THE TROLL HUNTER’s only real flaw comes in its running time,
which could’ve been shaved of a good 10 to 15 minutes in order to make it as
tight as it is slick to look at. Smart in its ideas and extremely inventive
(ultraviolet weaponry and more surprises await you), this film will delight
atheists, amateurs and fans of endearingly dumb giant monsters, as well as
offering a comedic twist on the archival anxiety-filled cinema pioneered by THE
LAST BROADCAST and THE BLAIR WITCH PROJECT in the late ’90s.
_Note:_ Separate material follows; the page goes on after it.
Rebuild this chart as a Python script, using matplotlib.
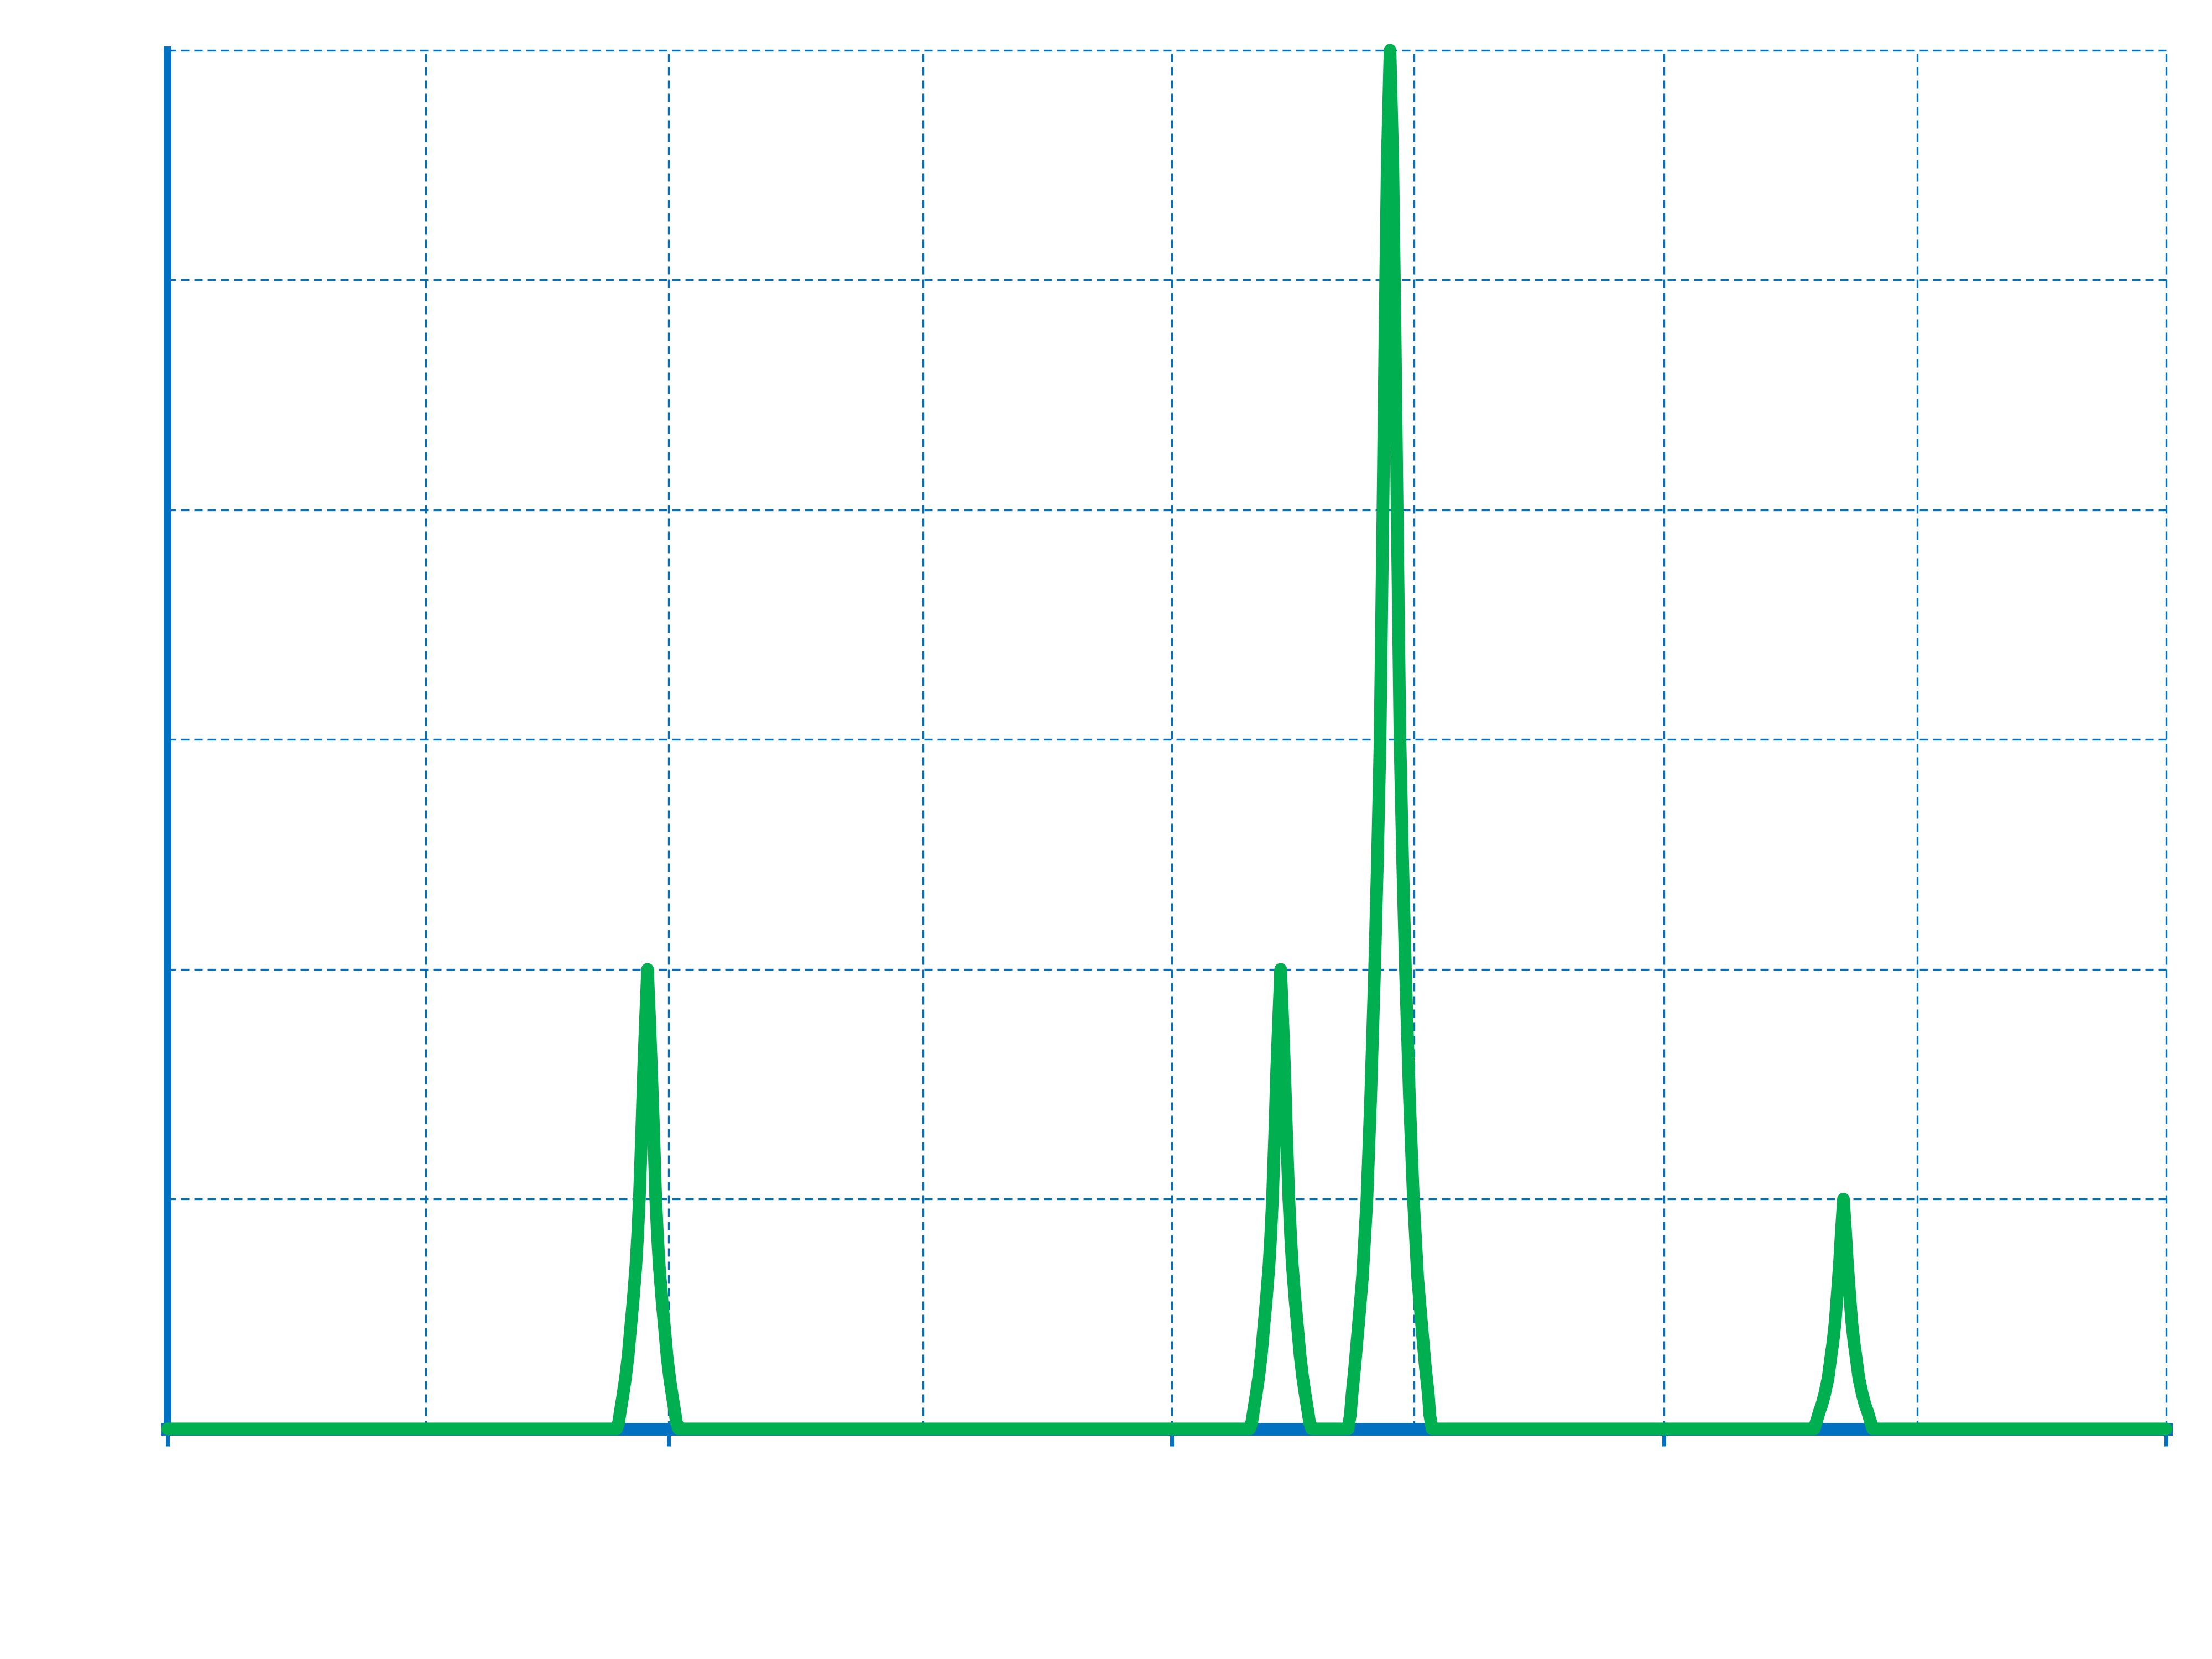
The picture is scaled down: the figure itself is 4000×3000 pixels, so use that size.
import matplotlib
matplotlib.use("Agg")
import matplotlib.pyplot as plt

# ---- data ----
signal_x = [-0.04,
            # peak 1 (height 2)
            1.766, 1.775, 1.782, 1.791, 1.802, 1.813, 1.822, 1.833, 1.844, 1.851,
            1.858, 1.867, 1.875, 1.882, 1.891,
            1.900, 1.907, 1.916, 1.924, 1.931, 1.938, 1.949, 1.960, 1.969,
            1.980, 1.991, 2.000, 2.007, 2.016,
            # peak 2 (height 2)
            4.313, 4.322, 4.329, 4.338, 4.349, 4.360, 4.369, 4.380, 4.391, 4.398,
            4.405, 4.414, 4.422, 4.429, 4.438,
            4.447, 4.454, 4.462, 4.471, 4.478, 4.485, 4.496, 4.507, 4.516,
            4.527, 4.538, 4.547, 4.554, 4.563,
            # peak 3 (height 6)
            4.709, 4.718, 4.725, 4.736, 4.749, 4.767, 4.785, 4.800, 4.816, 4.827,
            4.838, 4.849, 4.858, 4.867, 4.878,
            4.889, 4.898, 4.907, 4.918, 4.929, 4.940, 4.956, 4.972, 4.989,
            5.007, 5.020, 5.032, 5.038, 5.047,
            # peak 4 (height 1)
            6.584, 6.591, 6.597, 6.604, 6.615, 6.626, 6.640, 6.651, 6.660, 6.669,
            6.680, 6.686, 6.693, 6.702,
            6.711, 6.718, 6.724, 6.735, 6.744, 6.753, 6.764, 6.778, 6.789,
            6.800, 6.807, 6.813, 6.820,
            8.0]
signal_y = [0,
            0, 0.03, 0.08, 0.14, 0.22, 0.32, 0.43, 0.56, 0.71, 0.84,
            1.00, 1.28, 1.56, 1.76, 2.00,
            1.76, 1.56, 1.28, 1.00, 0.84, 0.71, 0.56, 0.43, 0.32,
            0.22, 0.14, 0.08, 0.03, 0,
            0, 0.03, 0.08, 0.14, 0.22, 0.32, 0.43, 0.56, 0.71, 0.84,
            1.00, 1.28, 1.56, 1.76, 2.00,
            1.76, 1.56, 1.28, 1.00, 0.84, 0.71, 0.56, 0.43, 0.32,
            0.22, 0.14, 0.08, 0.03, 0,
            0, 0.06, 0.15, 0.27, 0.43, 0.66, 1.00, 1.44, 2.00, 2.46,
            3.00, 3.96, 4.80, 5.52, 6.00,
            5.52, 4.80, 3.96, 3.00, 2.46, 2.00, 1.44, 1.00, 0.66,
            0.43, 0.27, 0.15, 0.06, 0,
            0, 0.025, 0.045, 0.072, 0.105, 0.15, 0.22, 0.31, 0.38, 0.47,
            0.63, 0.72, 0.85, 1.00,
            0.85, 0.72, 0.63, 0.47, 0.38, 0.31, 0.22, 0.15, 0.105,
            0.072, 0.045, 0.025, 0,
            0]

x_major_ticks = [-0.04, 1.976, 4, 5.98, 8]
x_minor_grid = [1, 3, 4.975, 7]
y_grid = [0, 1, 2, 3, 4, 5, 6]

BLUE = "#0070C0"
GREEN = "#00B050"

fig = plt.figure(figsize=(40, 30), dpi=100)
ax = fig.add_axes([0.07575, 0.1387, 0.9035, 0.831])

ax.plot(signal_x, signal_y, color=GREEN, linewidth=16.5,
        solid_capstyle="round", solid_joinstyle="round",
        zorder=5, clip_on=False)

ax.set_xlim(min(signal_x), max(signal_x))
ax.set_ylim(0, 6)

ax.set_xticks(x_major_ticks)
ax.set_xticks(x_minor_grid, minor=True)
ax.set_yticks(y_grid)

grid_kw = dict(color=BLUE, linewidth=2.4, linestyle=(0, (4.5, 2.7)))
ax.grid(True, which="major", axis="both", **grid_kw)
ax.grid(True, which="minor", axis="x", **grid_kw)
ax.set_axisbelow(True)
for gl in ax.get_xgridlines() + ax.get_ygridlines():
    gl.set_clip_on(False)
for t in ax.xaxis.get_minor_ticks():
    t.gridline.set_clip_on(False)

ax.tick_params(axis="x", which="major", direction="out", length=22,
               width=5, color=BLUE, labelbottom=False)
ax.tick_params(axis="x", which="minor", length=0, labelbottom=False)
ax.tick_params(axis="y", which="both", length=0, labelleft=False)

for side in ["top", "right"]:
    ax.spines[side].set_visible(False)
ax.spines["left"].set_color(BLUE)
ax.spines["left"].set_linewidth(10)
ax.spines["bottom"].set_color(BLUE)
ax.spines["bottom"].set_linewidth(16.5)

fig.savefig("out.png", dpi=100, facecolor="white")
Preceded by Pjotr Sapegin’s charming short film THE LAST
NORWEGIAN TROLL, which I highly recommend tracking down and features beautiful
stop-motion animation as well as the soothing voice of legend Max Von Sydow,
this screening ended a near-perfect day of Fantasia stimulation. News of a karaoke
party was going around, and despite quickly swinging by and briefly chatting
with teacher, friend, filmmaker and Rue Morgue scribe Mario DeGiglio-Bellemare,
I decided to make it an early evening, skip the karaoke madness—a traditional
Fantasia occurrence—catch the last metro and go home, write and sleep. Apparently
the party was great—and led to many things, such as the last-minute programming
of THE INNKEEPERS (!), but the early night didn’t hurt at all.